--- START OF Provided data ---

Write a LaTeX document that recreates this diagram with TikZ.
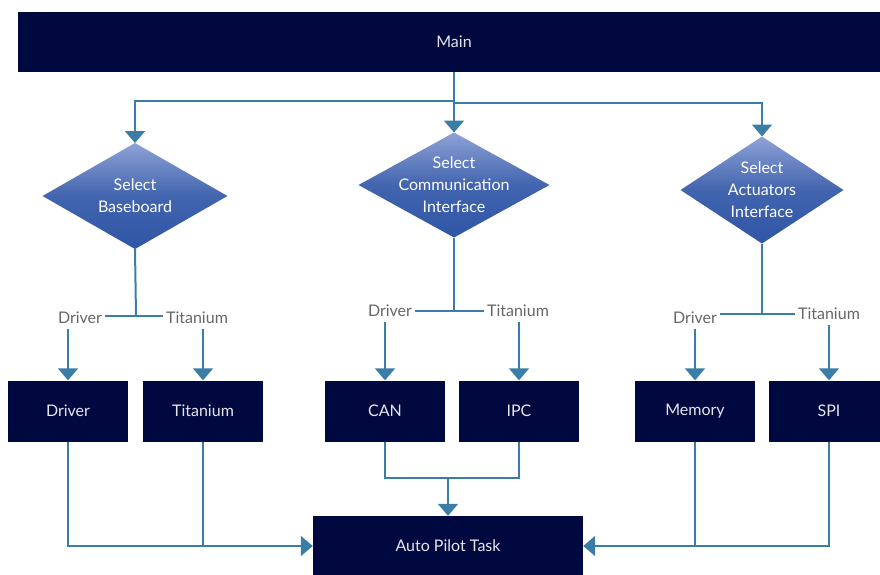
\documentclass[tikz,border=0pt]{standalone}
\usepackage{fontspec}
\setmainfont{Lato}
\usetikzlibrary{shapes.geometric,arrows.meta}
\definecolor{navy}{HTML}{000840}
\definecolor{linkblue}{HTML}{3A7DA6}
\definecolor{diatop}{HTML}{8EA2D6}
\definecolor{diabot}{HTML}{2F55A5}
\definecolor{lblgray}{HTML}{666666}
\tikzset{
  box/.style={
    rectangle,
    fill=navy,
    text=white!90!navy,
    minimum width=120pt,
    minimum height=61pt,
    inner sep=0pt,
    font=\fontsize{16}{22}\selectfont
  },
  decision/.style={
    diamond,
    top color=diatop,
    bottom color=diabot,
    middle color=diabot!80!diatop,
    text=white,
    align=center,
    inner xsep=-35pt,
    inner ysep=-25pt,
    outer sep=0pt,
    font=\fontsize{16}{22}\selectfont
  },
  lbl/.style={
    text=lblgray,
    inner sep=3pt,
    font=\fontsize{16}{22}\selectfont
  },
  link/.style={draw=linkblue,line width=2pt},
  arrow/.style={link,-{Triangle[width=20pt,length=12pt]}}
}

\begin{document}
\begin{tikzpicture}[x=1pt,y=-1pt]
    \clip (0,0) rectangle (880,574);
    % top
    \node[box,minimum width=872pt,minimum height=60pt] (main) at (454,42) {Main};
    \node[decision,minimum width=185pt,minimum height=106pt] (d1) at (135,196) {Select\\Baseboard};
    \node[decision,minimum width=191pt,minimum height=105pt] (d2) at (454,185) {Select\\Communication\\Interface};
    \node[decision,minimum width=163pt,minimum height=107pt] (d3) at (762,190) {Select\\Actuators\\Interface};
    % branch labels
    \node[lbl] (l1) at (80,318) {Driver};
    \node[lbl] (l2) at (197,318) {Titanium};
    \node[lbl] (l3) at (390,311) {Driver};
    \node[lbl] (l4) at (518,311) {Titanium};
    \node[lbl] (l5) at (695,318) {Driver};
    \node[lbl] (l6) at (829,314) {Titanium};
    % boxes
    \node[box] (b1) at (68,411) {Driver};
    \node[box] (b2) at (203,411) {Titanium};
    \node[box] (b3) at (385,411) {CAN};
    \node[box] (b4) at (519,411) {IPC};
    \node[box] (b5) at (695,411) {Memory};
    \node[box] (b6) at (829,411) {SPI};
    \node[box,minimum width=270pt,minimum height=60pt] (ap) at (448,546) {Auto Pilot Task};
    % joints
    \coordinate (t1) at (454,101);
    \coordinate (t2) at (454,103);
    \coordinate (j1) at (136,316);
    \coordinate (j2) at (454,311);
    \coordinate (j3) at (762,314);
    \coordinate (jm) at (448,478);
    % connectors
    \draw[arrow] (main.south) -- (d2.north);
    \draw[arrow] (t1) -| (d1.north);
    \draw[arrow] (t2) -| (d3.north);
    \draw[link] (d1.south) -- (j1);
    \draw[link] (l1.east |- j1) -- (l2.west |- j1);
    \draw[link] (d2.south) -- (j2);
    \draw[link] (l3.east |- j2) -- (l4.west |- j2);
    \draw[link] (d3.south) -- (j3);
    \draw[link] (l5.east |- j3) -- (l6.west |- j3);
    \draw[arrow,shorten <=2pt] (b1.north |- l1.south) -- (b1.north);
    \draw[arrow,shorten <=2pt] (b2.north |- l2.south) -- (b2.north);
    \draw[arrow,shorten <=2pt] (b3.north |- l3.south) -- (b3.north);
    \draw[arrow,shorten <=2pt] (b4.north |- l4.south) -- (b4.north);
    \draw[arrow,shorten <=2pt] (b5.north |- l5.south) -- (b5.north);
    \draw[arrow,shorten <=2pt] (b6.north |- l6.south) -- (b6.north);
    \draw[arrow] (b1.south) |- (ap.west);
    \draw[link] (b2.south) -- (b2.south |- ap.west);
    \draw[link] (b3.south) |- (jm) -| (b4.south);
    \draw[arrow] (jm) -- (ap.north);
    \draw[arrow] (b6.south) |- (ap.east);
    \draw[link] (b5.south) -- (b5.south |- ap.east);
\end{tikzpicture}
\end{document}
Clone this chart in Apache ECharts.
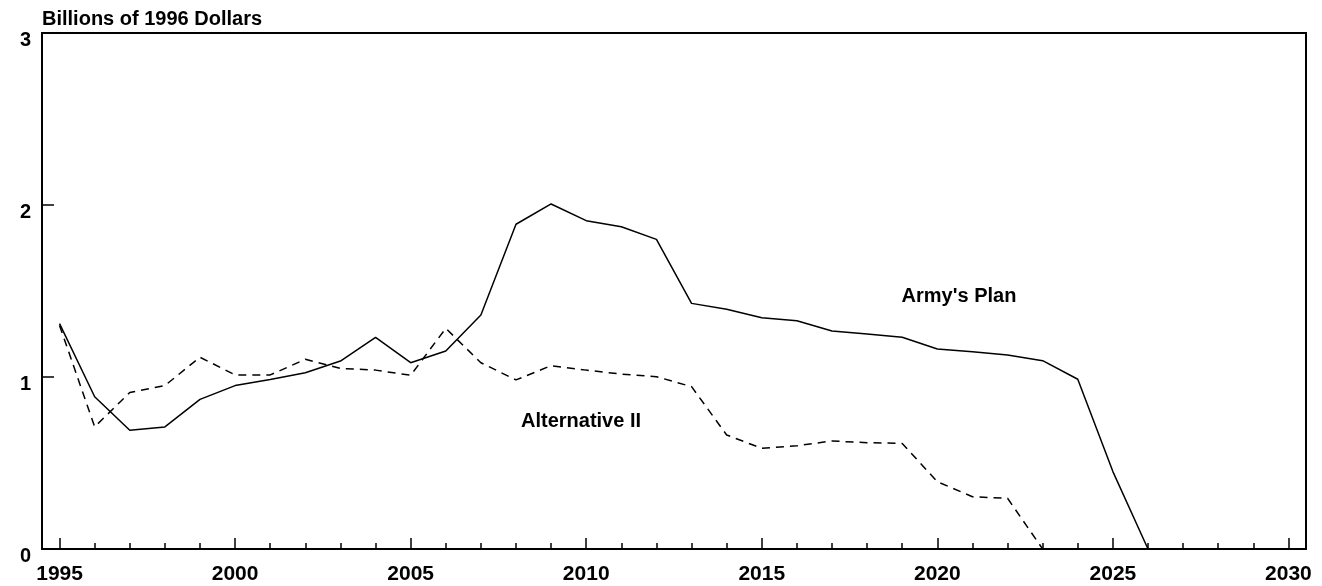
<!DOCTYPE html>
<html>
<head>
<meta charset="utf-8">
<script src="https://cdn.jsdelivr.net/npm/echarts@6/dist/echarts.min.js"></script>
<style>
html,body{margin:0;padding:0;background:#fff;}
#chart{width:1322px;height:586px;}
</style>
</head>
<body>
<div id="chart"></div>
<script>
const years = [1995,1996,1997,1998,1999,2000,2001,2002,2003,2004,2005,2006,2007,2008,2009,2010,2011,2012,2013,2014,2015,2016,2017,2018,2019,2020,2021,2022,2023,2024,2025,2026];
const armyPlan = [1.31,0.885,0.69,0.71,0.87,0.95,0.985,1.025,1.093,1.23,1.083,1.151,1.36,1.888,2.006,1.909,1.874,1.80,1.428,1.394,1.345,1.327,1.267,1.25,1.231,1.163,1.147,1.128,1.095,0.987,0.45,0];
const altYears = [1995,1996,1997,1998,1999,2000,2001,2002,2003,2004,2005,2006,2007,2008,2009,2010,2011,2012,2013,2014,2015,2016,2017,2018,2019,2020,2021,2022,2023];
const alternativeII = [1.30,0.71,0.91,0.95,1.115,1.012,1.012,1.103,1.05,1.04,1.01,1.283,1.083,0.983,1.066,1.04,1.017,1.002,0.944,0.663,0.585,0.60,0.628,0.618,0.614,0.391,0.304,0.295,0];
const majorTicks = [1995,2000,2005,2010,2015,2020,2025,2030];
const minorTicks = [];
for (let y = 1995; y <= 2030; y++) minorTicks.push(y);
const yTicks = [0,1,2,3];
const titleText = 'Billions of 1996 Dollars';
const armyLabel = "Army's Plan";
const altLabel = 'Alternative II';

const FONT = '"Liberation Sans", Arial, sans-serif';
const chart = echarts.init(document.getElementById('chart'));
const zip = (xs, ys) => xs.map((x, i) => [x, ys[i]]);

chart.setOption({
  animation: false,
  backgroundColor: '#fff',
  title: {
    text: titleText, left: 42, top: 9, padding: 0,
    textStyle: { fontFamily: FONT, fontWeight: 'bold', fontSize: 20, color: '#000' }
  },
  grid: { left: 42, right: 16, top: 33, bottom: 37, show: true, borderColor: '#000', borderWidth: 2, containLabel: false },
  xAxis: [
    {
      type: 'value', min: 1994.5, max: 2030.5,
      axisLine: { show: true, lineStyle: { color: '#000', width: 2 } },
      axisTick: { show: true, inside: true, length: 11, customValues: majorTicks, lineStyle: { color: '#000', width: 1.5 } },
      axisLabel: { show: true, customValues: majorTicks, margin: 15, fontFamily: FONT, fontWeight: 'bold', fontSize: 21, color: '#000', formatter: v => String(v) },
      splitLine: { show: false }
    },
    {
      type: 'value', min: 1994.5, max: 2030.5, position: 'bottom',
      axisLine: { show: false },
      axisTick: { show: true, inside: true, length: 6, customValues: minorTicks, lineStyle: { color: '#000', width: 1.5 } },
      axisLabel: { show: false },
      splitLine: { show: false }
    }
  ],
  yAxis: {
    type: 'value', min: 0, max: 3, interval: 1,
    axisLine: { show: true, lineStyle: { color: '#000', width: 2 } },
    axisTick: { show: true, inside: true, length: 12, lineStyle: { color: '#000', width: 1.5 } },
    axisLabel: { margin: 11, fontFamily: FONT, fontWeight: 'bold', fontSize: 20, color: '#000', verticalAlign: 'top', lineHeight: 14 },
    splitLine: { show: false }
  },
  series: [
    {
      type: 'line', name: altLabel, data: zip(altYears, alternativeII), showSymbol: false, symbol: 'none',
      lineStyle: { color: '#000', width: 1.5, type: [8, 6] }, z: 2
    },
    {
      type: 'line', name: armyLabel, data: zip(years, armyPlan), showSymbol: false, symbol: 'none',
      lineStyle: { color: '#000', width: 1.5 }, z: 3
    }
  ],
  graphic: [
    { type: 'text', x: 959, y: 296, style: { text: armyLabel, font: 'bold 20px ' + FONT, fill: '#000', align: 'center', verticalAlign: 'middle' } },
    { type: 'text', x: 581, y: 421, style: { text: altLabel, font: 'bold 20px ' + FONT, fill: '#000', align: 'center', verticalAlign: 'middle' } }
  ]
});
</script>
</body>
</html>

--- END OF Provided data ---

> Short task: Find the word "this" in the records and pull out each line that has it.

> Task output:
Write a LaTeX document that recreates this diagram with TikZ.
Clone this chart in Apache ECharts.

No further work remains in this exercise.